YOUR GOAL — Everything from the line containing "Write a component" through the line containing "31, 11, 8.5];" must be written out exactly, and nothing more; leave any pictures out.

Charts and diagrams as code
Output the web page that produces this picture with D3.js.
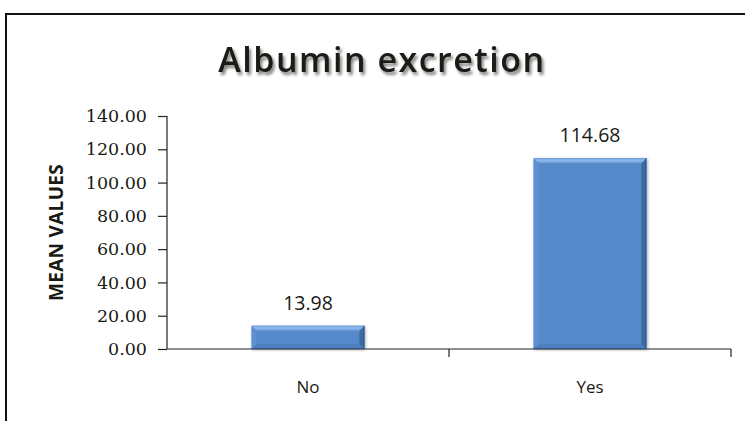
<!DOCTYPE html>
<html>
<head>
<meta charset="utf-8">
<script src="https://cdn.jsdelivr.net/npm/d3@7/dist/d3.min.js"></script>
<style>
  html, body { margin: 0; padding: 0; background: #fff; }
  svg { display: block; }
</style>
</head>
<body>
<svg id="chart" width="745" height="421"></svg>
<script>
// Chart data
const categories = ["No", "Yes"];
const meanValues = [13.98, 114.68];
const valueLabels = ["13.98", "114.68"];
const yTicks = [0, 20, 40, 60, 80, 100, 120, 140];
const chartTitle = "Albumin excretion";
const yAxisTitle = "MEAN VALUES";

const svg = d3.select("#chart");

// Outer frame (runs past the right and bottom edges)
svg.append("rect")
  .attr("x", 6).attr("y", 14)
  .attr("width", 800).attr("height", 500)
  .attr("fill", "#fff")
  .attr("stroke", "#111").attr("stroke-width", 2);

const defs = svg.append("defs");

// soft drop shadow for the title
const f = defs.append("filter").attr("id", "titleShadow")
  .attr("x", "-10%").attr("y", "-30%").attr("width", "120%").attr("height", "170%");
f.append("feGaussianBlur").attr("in", "SourceAlpha").attr("stdDeviation", 1.5).attr("result", "b");
f.append("feOffset").attr("in", "b").attr("dx", 1.5).attr("dy", 2.5).attr("result", "o");
f.append("feComponentTransfer").attr("in", "o").attr("result", "s")
  .append("feFuncA").attr("type", "linear").attr("slope", 0.5);
const m = f.append("feMerge");
m.append("feMergeNode").attr("in", "s");
m.append("feMergeNode").attr("in", "SourceGraphic");

// faint shadow around bars
const bf = defs.append("filter").attr("id", "barShadow")
  .attr("x", "-10%").attr("y", "-10%").attr("width", "125%").attr("height", "125%");
bf.append("feGaussianBlur").attr("in", "SourceAlpha").attr("stdDeviation", 1.8).attr("result", "b");
bf.append("feOffset").attr("in", "b").attr("dx", 0.5).attr("dy", 1).attr("result", "o");
bf.append("feComponentTransfer").attr("in", "o").attr("result", "s")
  .append("feFuncA").attr("type", "linear").attr("slope", 0.3);
const bm = bf.append("feMerge");
bm.append("feMergeNode").attr("in", "s");
bm.append("feMergeNode").attr("in", "SourceGraphic");

// gradient for the top bevel
const tg = defs.append("linearGradient").attr("id", "topBevel")
  .attr("x1", 0).attr("y1", 0).attr("x2", 0).attr("y2", 1);
tg.append("stop").attr("offset", "0%").attr("stop-color", "#6e9fdc");
tg.append("stop").attr("offset", "45%").attr("stop-color", "#8db9ec");
tg.append("stop").attr("offset", "100%").attr("stop-color", "#6a9bd8");

// Title
svg.append("text")
  .attr("x", 382).attr("y", 72)
  .attr("text-anchor", "middle")
  .attr("font-family", "'Open Sans', sans-serif")
  .attr("font-weight", 600)
  .attr("font-size", 34)
  .attr("letter-spacing", 1.5)
  .attr("fill", "#1a1a14")
  .attr("filter", "url(#titleShadow)")
  .text(chartTitle);

// Plot area
const plot = { left: 167, right: 731, top: 116, bottom: 349 };

const x = d3.scaleBand()
  .domain(categories)
  .range([plot.left, plot.right])
  .paddingInner(0.6)
  .paddingOuter(0.3);

const y = d3.scaleLinear()
  .domain([0, 140])
  .range([plot.bottom, plot.top]);

// Y axis
const yAxis = d3.axisLeft(y)
  .tickValues(yTicks)
  .tickSize(9)
  .tickPadding(11)
  .tickFormat(d3.format(".2f"));

const gy = svg.append("g")
  .attr("transform", `translate(${plot.left},0)`)
  .call(yAxis);
gy.select(".domain").attr("stroke", "#222").attr("stroke-width", 1.2)
  .attr("d", `M0,${plot.top}V${plot.bottom}`);
gy.selectAll(".tick line").attr("stroke", "#222").attr("stroke-width", 1.2);
gy.selectAll(".tick text")
  .attr("font-family", "'DejaVu Serif', serif")
  .attr("font-size", 17.5)
  .attr("fill", "#1a1a14");

// X axis line with tick marks between categories
const gx = svg.append("g");
gx.append("line")
  .attr("x1", plot.left).attr("x2", plot.right)
  .attr("y1", plot.bottom).attr("y2", plot.bottom)
  .attr("stroke", "#222").attr("stroke-width", 1.2);
const step = x.step();
const boundaries = categories.map(c => x(c) + x.bandwidth() / 2 + step / 2);
gx.selectAll("line.b").data(boundaries).enter().append("line")
  .attr("class", "b")
  .attr("x1", d => d).attr("x2", d => d)
  .attr("y1", plot.bottom).attr("y2", plot.bottom + 8)
  .attr("stroke", "#222").attr("stroke-width", 1.2);

gx.selectAll("text.cat").data(categories).enter().append("text")
  .attr("class", "cat")
  .attr("x", d => x(d) + x.bandwidth() / 2)
  .attr("y", 393)
  .attr("text-anchor", "middle")
  .attr("font-family", "'Open Sans', sans-serif")
  .attr("font-size", 17)
  .attr("fill", "#1a1a14")
  .text(d => d);

// Y axis title
svg.append("text")
  .attr("transform", `translate(63,${(plot.top + plot.bottom) / 2}) rotate(-90)`)
  .attr("text-anchor", "middle")
  .attr("font-family", "'Open Sans', sans-serif")
  .attr("font-weight", "bold")
  .attr("font-size", 19)
  .attr("letter-spacing", 0.3)
  .attr("fill", "#1a1a14")
  .text(yAxisTitle);

// Bars with bevelled edges
const rows = categories.map((c, i) => ({ c, v: meanValues[i], label: valueLabels[i] }));
const bev = 5;
const bars = svg.append("g").selectAll("g.bar")
  .data(rows)
  .enter().append("g").attr("class", "bar")
  .attr("filter", "url(#barShadow)");

bars.append("rect")
  .attr("x", d => x(d.c))
  .attr("y", d => y(d.v))
  .attr("width", x.bandwidth())
  .attr("height", d => y(0) - y(d.v))
  .attr("fill", "#5589c9");

function poly(pts) { return "M" + pts.map(p => p.join(",")).join("L") + "Z"; }

// bottom bevel
bars.append("path").attr("fill", "#4d7fbe").attr("d", d => {
  const x0 = x(d.c), x1 = x0 + x.bandwidth(), y1 = y(0);
  return poly([[x0, y1], [x0 + bev, y1 - bev], [x1 - bev, y1 - bev], [x1, y1]]);
});
// left bevel
bars.append("path").attr("fill", "#5c90d0").attr("d", d => {
  const x0 = x(d.c), y0 = y(d.v), y1 = y(0);
  return poly([[x0, y0], [x0 + bev, y0 + bev], [x0 + bev, y1 - bev], [x0, y1]]);
});
// right bevel
bars.append("path").attr("fill", "#3e6ba3").attr("d", d => {
  const x1 = x(d.c) + x.bandwidth(), y0 = y(d.v), y1 = y(0);
  return poly([[x1, y0], [x1, y1], [x1 - bev, y1 - bev], [x1 - bev, y0 + bev]]);
});
// top bevel
bars.append("path").attr("fill", "url(#topBevel)").attr("d", d => {
  const x0 = x(d.c), x1 = x0 + x.bandwidth(), y0 = y(d.v);
  return poly([[x0, y0], [x1, y0], [x1 - bev, y0 + bev], [x0 + bev, y0 + bev]]);
});
// thin dark outline along right and bottom edges
bars.append("path")
  .attr("fill", "none").attr("stroke", "#2f5688").attr("stroke-width", 1)
  .attr("d", d => {
    const x0 = x(d.c), x1 = x0 + x.bandwidth(), y0 = y(d.v), y1 = y(0);
    return `M${x1 - 0.5},${y0}V${y1 - 0.5}H${x0}`;
  });

// Value labels above bars
svg.append("g").selectAll("text.val")
  .data(rows)
  .enter().append("text")
  .attr("class", "val")
  .attr("x", d => x(d.c) + x.bandwidth() / 2)
  .attr("y", d => y(d.v) - 16)
  .attr("text-anchor", "middle")
  .attr("font-family", "'Open Sans', sans-serif")
  .attr("font-size", 19.5)
  .attr("fill", "#1a1a14")
  .text(d => d.label);
</script>
</body>
</html>
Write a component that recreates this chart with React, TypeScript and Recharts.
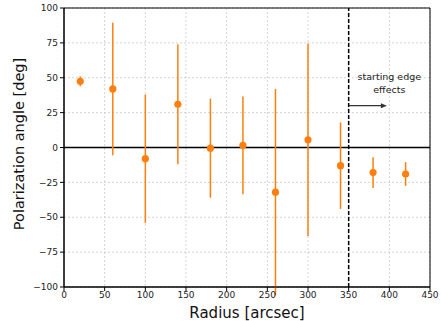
import {
  CartesianGrid,
  ComposedChart,
  ErrorBar,
  ReferenceArea,
  ReferenceDot,
  ReferenceLine,
  Scatter,
  XAxis,
  YAxis,
} from 'recharts';

// polarization angle vs radius, with 1-sigma errors
const radius = [20, 60, 100, 140, 180, 220, 260, 300, 340, 380, 420];
const angle = [47.5, 42, -8, 31, -0.5, 1.5, -32, 5.5, -13, -18, -19];
const angleErr = [3.5, 47.5, 46, 43, 35.5, 35, 74, 69, 31, 11, 8.5];

const xTicks = [0, 50, 100, 150, 200, 250, 300, 350, 400, 450];
const yTicks = [-100, -75, -50, -25, 0, 25, 50, 75, 100];

// edge-effect marker and its note
const edgeRadius = 350;
const noteLines = ['starting edge', 'effects'];
const notePos = { x: 400, y: 46 };
const arrowFrom = { x: 350, y: 30 };
const arrowTo = { x: 397, y: 30 };

const points = radius.map((r, i) => ({ radius: r, angle: angle[i], err: angleErr[i] }));

const ORANGE = '#ff7f0e';
const FONT = "'DejaVu Sans', sans-serif";
const fmt = (v: number) => String(v).replace('-', '\u2212');

const tickStyle = { fontSize: 9, fill: '#222', fontFamily: FONT };

const Dot = (p: any) => <circle cx={p.cx} cy={p.cy} r={3.6} fill={ORANGE} />;

const Arrow = (p: any) => {
  const { x1, y1, x2, y2 } = p;
  return (
    <g>
      <line x1={x1} y1={y1} x2={x2 - 5} y2={y2} stroke='#333' strokeWidth={1.1} />
      <polygon points={`${x2},${y2} ${x2 - 6},${y2 - 2.5} ${x2 - 6},${y2 + 2.5}`} fill='#333' />
    </g>
  );
};

const Note = ({ viewBox }: any) => {
  const cx = viewBox.x + (viewBox.width || 0) / 2;
  const cy = viewBox.y + (viewBox.height || 0) / 2;
  return (
    <text x={cx} y={cy - 6.5} textAnchor='middle' fontSize={9.5} fill='#222' fontFamily={FONT}>
      {noteLines.map((t, i) => (
        <tspan key={t} x={cx} dy={i === 0 ? 3.3 : 13}>
          {t}
        </tspan>
      ))}
    </text>
  );
};

const YTitle = () => (
  <text
    transform='translate(19,144) rotate(-90)'
    textAnchor='middle'
    dominantBaseline='central'
    fontSize={14.5}
    fill='#111'
    fontFamily={FONT}
  >
    Polarization angle [deg]
  </text>
);

const XTitle = ({ viewBox }: any) => (
  <text
    x={viewBox.x + viewBox.width / 2}
    y={313}
    textAnchor='middle'
    dominantBaseline='central'
    fontSize={15}
    fill='#111'
    fontFamily={FONT}
  >
    Radius [arcsec]
  </text>
);

export default function App() {
  return (
    <div style={{ position: 'absolute', left: 0, top: 0, width: 441, height: 321, background: '#fff' }}>
      <ComposedChart
        width={441}
        height={321}
        data={points}
        margin={{ top: 8, right: 11, bottom: 0, left: 0 }}
      >
        <CartesianGrid strokeDasharray='2 2' stroke='#c8c8c8' strokeWidth={0.8} />
        <XAxis
          type='number'
          dataKey='radius'
          domain={[0, 450]}
          ticks={xTicks}
          height={34}
          tickSize={4}
          tickMargin={1}
          tick={tickStyle}
          tickLine={{ stroke: '#000' }}
          axisLine={{ stroke: '#000' }}
          tickFormatter={fmt}
          interval={0}
          label={{ content: XTitle }}
        />
        <YAxis
          type='number'
          domain={[-100, 100]}
          allowDataOverflow
          ticks={yTicks}
          width={64}
          tickSize={4}
          tickMargin={2}
          tick={tickStyle}
          tickLine={{ stroke: '#000' }}
          axisLine={{ stroke: '#000' }}
          tickFormatter={fmt}
          interval={0}
          label={{ content: YTitle }}
        />
        <ReferenceLine y={0} stroke='#000' strokeWidth={1.5} />
        <ReferenceLine x={edgeRadius} stroke='#000' strokeWidth={1.5} strokeDasharray='4 2' />
        <Scatter dataKey='angle' isAnimationActive={false} shape={Dot}>
          <ErrorBar dataKey='err' direction='y' width={0} stroke={ORANGE} strokeWidth={1.5} isAnimationActive={false} />
        </Scatter>
        <ReferenceLine segment={[arrowFrom, arrowTo]} shape={Arrow} />
        <ReferenceDot x={notePos.x} y={notePos.y} r={0} fill='none' stroke='none' label={{ content: Note }} />
        <ReferenceArea x1={0} x2={450} y1={-100} y2={100} fill='none' stroke='#000' strokeWidth={1} />
      </ComposedChart>
    </div>
  );
}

ANSWER BELOW —
Write a component that recreates this chart with React, TypeScript and Recharts.
import {
  CartesianGrid,
  ComposedChart,
  ErrorBar,
  ReferenceArea,
  ReferenceDot,
  ReferenceLine,
  Scatter,
  XAxis,
  YAxis,
} from 'recharts';

// polarization angle vs radius, with 1-sigma errors
const radius = [20, 60, 100, 140, 180, 220, 260, 300, 340, 380, 420];
const angle = [47.5, 42, -8, 31, -0.5, 1.5, -32, 5.5, -13, -18, -19];
const angleErr = [3.5, 47.5, 46, 43, 35.5, 35, 74, 69, 31, 11, 8.5];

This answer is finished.